Nervous System, Jan Lars Jensen
Crown, 2004, 273 pages, C$34.95 hc, ISBN 1-55192-687-3
They say that Science Fiction can make you crazy, or that only crazies are interested in Science Fiction. They may be wrong, but it’s not a book like Jan Lars Jensen’s Nervous System that will convince them otherwise.
Observers of the Canadian Science-Fiction scene in the late-nineties probably remember the name: Jensen, after all, was one of the genre’s rising starts, with a few stories in the Tesseracts anthologies (including the deeply disturbing “Domestic Slash and Thrust” in Tesseracts 5 and the Sterlingeseque “Moscow” in Tesseracts 7) His first novel, Shiva 3000, was released in 1999 and then… nothing.
Well, not much from a publishing perspective. In his own life, Jensen was literally being driven crazy by the publication of his first novel. Nervous System is his story: how he became convinced that his novel was going to usher in a new world war, how he attempted suicide and eventually checked himself in a psychiatric institution. His arrival at the psychiatric institution is described in Chapter One: The rest of the book explain how he got there and how he managed to break himself out of his particular madness.
There’s nothing funny about the events described in Nervous System, but you wouldn’t know it by reading the book, which carries a straight edge of dark humour throughout the book, sort of a “Aw shuck, jus’ went crazy of a while: all better now” kind of comfort. This is far more effective than the alternative: not only does it remove the first impulse of simply feeling sorry for Jensen, it allows us to understand what happened a lot better than a drier description of the events.

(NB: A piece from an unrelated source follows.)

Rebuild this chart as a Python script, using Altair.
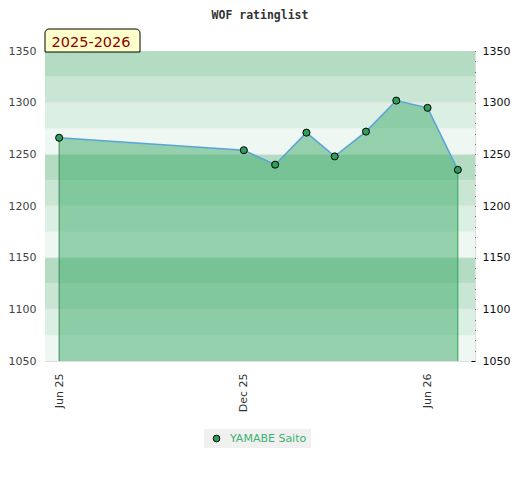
import altair as alt
import pandas as pd

# ---- data ----
player = "YAMABE Saito"
dates = ["2025-06-01", "2025-12-01", "2026-01-01", "2026-02-01", "2026-03-01",
         "2026-04-01", "2026-05-01", "2026-06-01", "2026-07-01"]
ratings = [1266, 1254, 1240, 1271, 1248, 1272, 1302, 1295, 1235]

y_min, y_max = 1050, 1350
band_lows = list(range(1050, 1350, 25))
grid_values = [1100, 1150, 1200, 1250, 1300]
label_values = [1050, 1100, 1150, 1200, 1250, 1300, 1350]
minor_values = list(range(1050, 1351, 10))
x_tick_dates = ["2025-06-01", "2025-12-01", "2026-06-01"]
season = "2025-2026"

df = pd.DataFrame({"date": dates, "rating": ratings, "player": player})
bands = pd.DataFrame({"low": band_lows})
bands["high"] = bands["low"] + 25
bands["kind"] = ((bands["low"] - y_min) // 25) % 4
grid = pd.DataFrame({"v": grid_values})
edges = df.iloc[[0, len(df) - 1]].copy()
edges["side"] = ["first", "last"]

W, H = 430, 310
FONT = "DejaVu Sans"

xscale = alt.Scale(type="utc", domain=["2025-05-18", "2026-07-18"])
yscale = alt.Scale(domain=[y_min, y_max], zero=False, nice=False)

band_layer = alt.Chart(bands).mark_rect().encode(
    x=alt.value(0), x2=alt.value(W),
    y=alt.Y("low:Q", scale=yscale, axis=alt.Axis(
        orient="left", values=label_values, format="d", ticks=False, domain=False, grid=False,
        labelColor="#444444", labelFontSize=11, labelFont=FONT, labelPadding=9,
        title=None)),
    y2="high:Q",
    color=alt.Color("kind:O", legend=None,
                    scale=alt.Scale(domain=[0, 1, 2, 3],
                                    range=["#eef7f1", "#dcefe3", "#c9e6d4", "#b3dcc3"])),
)

grid_layer = alt.Chart(grid).mark_rule(color="#e2e8e4", strokeWidth=1).encode(
    y=alt.Y("v:Q", scale=yscale, axis=None),
)

area_layer = alt.Chart(df).mark_area(color="#3caa6a", opacity=0.5, interpolate="linear").encode(
    x=alt.X("date:T", scale=xscale, axis=alt.Axis(
        orient="bottom", values=[alt.DateTime(year=int(d[:4]), month=int(d[5:7]), date=int(d[8:]), utc=True) for d in x_tick_dates],
        format="%b %y", labelAngle=270, ticks=False, domain=False, grid=False,
        labelColor="#333333", labelFontSize=11, labelFont=FONT, labelPadding=12,
        title=None)),
    y=alt.Y("rating:Q", scale=yscale, axis=None),
    y2=alt.datum(y_min),
)

edge_layer = alt.Chart(edges).mark_rule(strokeWidth=1).encode(
    x=alt.X("date:T", scale=xscale),
    y=alt.Y("rating:Q", scale=yscale, axis=None),
    y2=alt.datum(y_min),
    color=alt.Color("side:N", legend=None,
                    scale=alt.Scale(domain=["first", "last"], range=["#3d8c57", "#2aa852"])),
)

line_layer = alt.Chart(df).mark_line(color="#5aa3d9", strokeWidth=1.5).encode(
    x=alt.X("date:T", scale=xscale),
    y=alt.Y("rating:Q", scale=yscale, axis=None),
)

point_layer = alt.Chart(df).mark_point(filled=True, size=50, stroke="black", strokeWidth=1,
                                       opacity=1, shape="circle").encode(
    x=alt.X("date:T", scale=xscale),
    y=alt.Y("rating:Q", scale=yscale, axis=alt.Axis(
        orient="right", values=minor_values, format="d",
        labelExpr="datum.value % 50 == 0 ? datum.label : ''",
        tickSize=4, tickColor="#000000", tickWidth=1, offset=-4, labelPadding=7,
        domain=False, grid=False, labelOverlap=False,
        labelColor="#111111", labelFontSize=11, labelFont=FONT, title=None)),
    fill=alt.Fill("player:N", scale=alt.Scale(domain=[player], range=["#2e9e5b"]),
                  legend=alt.Legend(orient="none", legendX=159, legendY=378, title=None,
                                    fillColor="#f0f0f0", padding=4, symbolOffset=3,
                                    labelColor="#3cb371", labelFontSize=11, labelFont=FONT,
                                    labelOffset=8, symbolType="circle", symbolSize=45,
                                    symbolStrokeColor="#000000", symbolStrokeWidth=1,
                                    symbolFillColor="#2e9e5b")),
)

box_layer = alt.Chart(pd.DataFrame({"t": [season]})).mark_rect(
    fill="#ffffcc", stroke="#000000", strokeWidth=1,
    cornerRadiusTopLeft=4, cornerRadiusTopRight=4).encode(
    x=alt.value(0), x2=alt.value(95), y=alt.value(-22), y2=alt.value(1),
)

box_text = alt.Chart(pd.DataFrame({"t": [season]})).mark_text(
    align="left", baseline="alphabetic", font=FONT, fontSize=14.5, color="#8b0000").encode(
    x=alt.value(6.5), y=alt.value(-4.5), text="t:N",
)

chart = alt.layer(
    band_layer, grid_layer, area_layer, edge_layer, line_layer, point_layer, box_layer, box_text
).resolve_axis(y="independent").resolve_scale(color="independent").properties(
    width=W, height=H,
    title=alt.Title("WOF ratinglist", font="DejaVu Sans Mono", fontSize=11.5, fontWeight="bold",
                    color="#333333", anchor="middle", offset=7),
    padding={"left": 0, "top": 2, "right": 0, "bottom": 5},
).configure_view(stroke="#dddddd", strokeWidth=1)

chart.save("out.html", embed_options={"renderer": "svg", "actions": False})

I was unnerved by how easily I bought into the logic of Jensen’s apocalyptic reasoning. As a sometimes-novelist who actually enjoys the cognitive dissonance of living in two universes at once, I had no trouble seeing how a writer can, to put it charitably, spend far too much time in one’s head. Popular prejudice is that all writers are a bit crazy anyway, and his increasingly frantic discussions with his agent seems to bear out this cliché as he’s reassured that there’s really nothing to worry about. (Alas, the beauty of paranoid reasoning is that this is exactly what they would say.) Heck, his reasoning —that his book would be branded as disrespectful to a major religion and that the consequences of the religious protests would escalate into a nuclear exchange— doesn’t even seem so far-fetched after the “Mohamed Cartoon riots” of early 2006.
I was far more concerned about Jensen’s inability to read for pleasure while deep in his episode: Like many writers, Jensen is foremost a reader, and to see something so basic disappear seems like a betrayal. Despite the subject matter of Nervous System, nothing else in the book quite compares to that episode.
I was very impressed at the readability of this book, and the way Jensen comes across neither as a victim or a hero: His writing is lucid, well-structured in how it gradually spirals out of the initial admission at the psychiatric clinic, believably detailed and almost too clear in how he manages to explain what happened. There is a lucidity to his progressive madness, and one of the book’s strengths is how we can both live inside his state of mind and yet realize how off-reality it is: By the time Jensen suspects that government snipers are stationed outside his place of work, just waiting to take him out, it merely seems like a logical development to the reader.
Jensen, or his editor, are very careful not to even write the words “Science Fiction” until very late in the book: before then, we get hints than Jensen love Stephen King and that Shiva 3000 is a work set in the future, but the actual expression “Science Fiction” is left for after we come to understand what happened to Jensen. Almost as if mentioning the gremlin too soon would cause the readers to reach for unwarranted conclusions.
As it is, I expect that the readership of the book will split in two parts: Those who already know Jensen through his SF publishing history and those who don’t. I’m not sure which group will be best-served by the narrative. On one hand, it’s good to know what happened to Jensen after Shiva 3000: may he come back to literature (any genre, any style) soon enough. On the other hand, it does nothing good to correct the impression that SF appeals to off-kilter minds and upsets them some more. Which may be a badge of distinction to some (who wants to be normal, after all?), but surely not to the extent of a psychotic episode. Regardless of your own fondness (or not) for SF, Nervous System finds a place of choice on the literary autobiographies bookshelf: There has never been a narrative quite like this before. I’m stuck by the idea that if Jensen’s first book may have been the trigger to his madness, his second one may be the keystone of his recovery.